Para não me estender muito, gostaria de lembrar um exemplo interessante que poderia ser utilizado para diagnosticar as árvores estressadas dos pinheirais, e que estariam em fase de declínio de desenvolvimento fisiológico.

Citam-se diversos estudos na área de Proteção Florestal com os besouros escolitídeos. Estes insetos são conhecidos por conseguirem identificar substâncias químicas exaladas pelas árvores, e as colonizam, cultivando fungos e fazendo galerias nos troncos ainda em pé. Os escolitídeos já foram verificados atacando as araucárias. A hipótese é que seriam bons indicadores para a seleção das árvores a serem desbastadas dos pinheirais, também conhecidas como “árvores do passado”, parafraseando o prof. Rudi Seitz (in memorian).

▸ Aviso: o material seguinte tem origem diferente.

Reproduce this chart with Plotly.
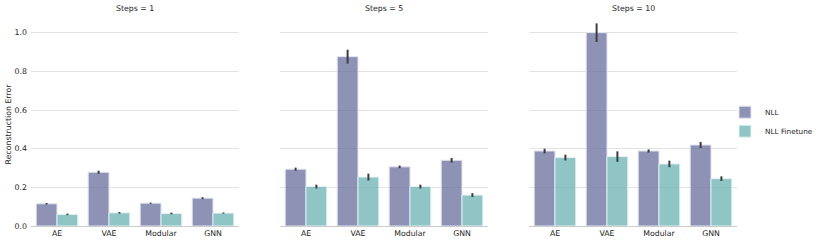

Implicações no manejo florestal utilizando a teoria da trofobiose levam a crer que um novo paradigma deva ser utilizado. Pinheirais nativos não possuem compromisso de atender critérios de certificações. Mas a consciência aqui, para que o manejo florestal sustentável seja adotado, deve partir da consciência de quem representa a sociedade em defesa do meio ambiente, ou seja, dos órgãos ambientais, e também do Ministério Público. Não se trata de criticar quem quer fazer manejo de nativas, e sim, de exigir e apresentar regulamentações que garantam a preservação (e conservação) da espécie, com base na garantia do BEM ESTAR DESTES ECOSSISTEMAS.